Kate Crawford and Tarleton Gillespie “What is a Flag For? Social Media Reporting Tools and the Vocabulary of Complaints”

YouTube_flagIt’s now my pleasure to fill our readers in on a great recently published piece by my fellow Culture Digitally co-founder Tarleton Gillespie and our community’s friend and colleague Kate Crawford, from  Microsoft Research’s Social Media Collective. Their article is titled, “What is a Flag For? Social Media Reporting Tools and the Vocabulary of Complaint” in New Media & Society (2014).  The journal version is here (subscription to New Media and Society is required) and a pre-print version is here (no access barrier).  It’s a timely and thoughtful contribution at a moment when social media platforms solidify their place as arenas for public discourse and civil society.

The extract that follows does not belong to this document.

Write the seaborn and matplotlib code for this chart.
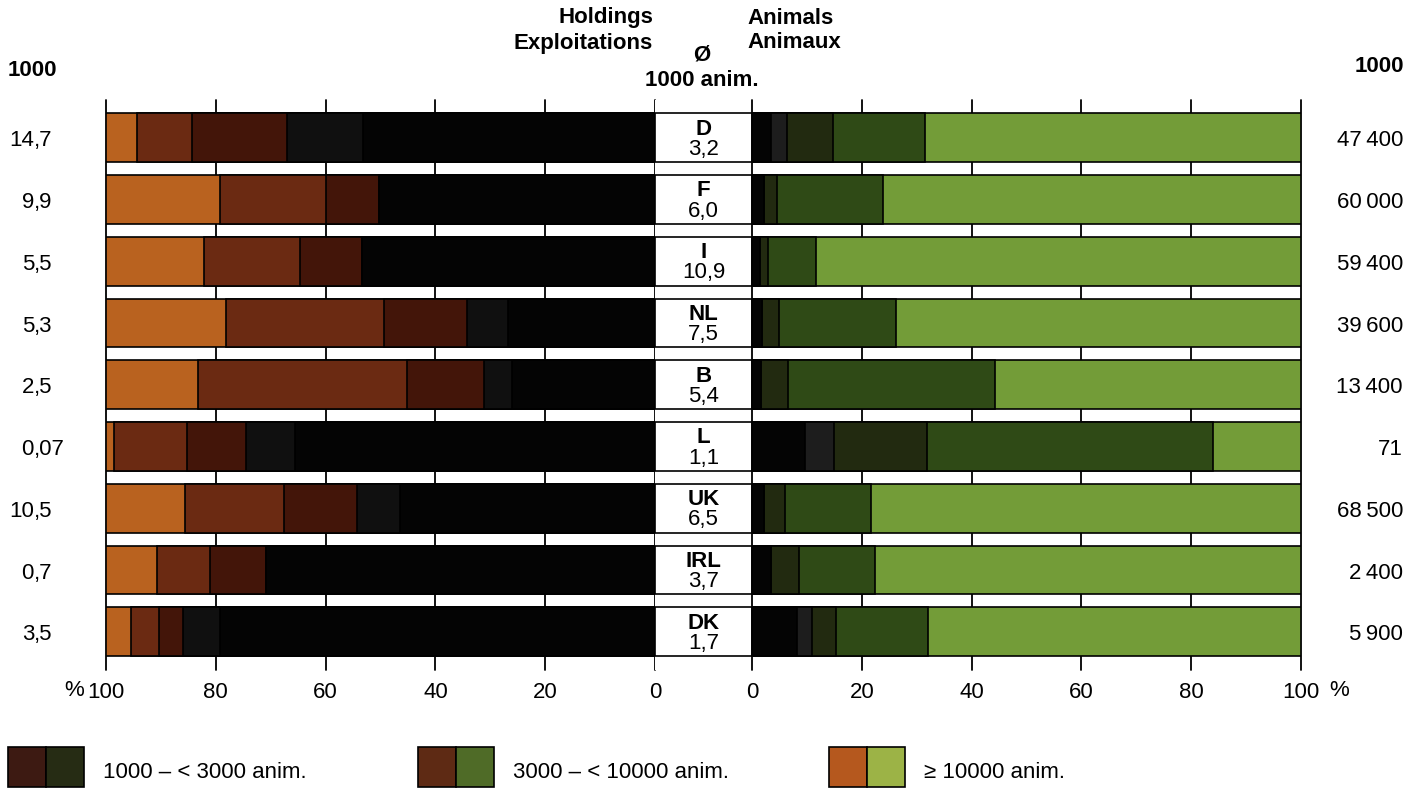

The article’s abstract is below:

The flag is now a common mechanism for reporting offensive content to an online platform, and is used widely across most popular social media sites. It serves both as a solution to the problem of curating massive collections of user-generated content and as a rhetorical justification for platform owners when they decide to remove content. Flags are becoming a ubiquitous mechanism of governance—yet their meaning is anything but straightforward. In practice, the interactions between users, flags, algorithms, content moderators, and platforms are complex and highly strategic. Significantly, flags are asked to bear a great deal of weight, arbitrating both the relationship between users and platforms, and the negotiation around contentious public issues. In this essay, we unpack the working of the flag, consider alternatives that give greater emphasis to public deliberation, and consider the implications for online public discourse of this now commonplace yet rarely studied sociotechnical mechanism.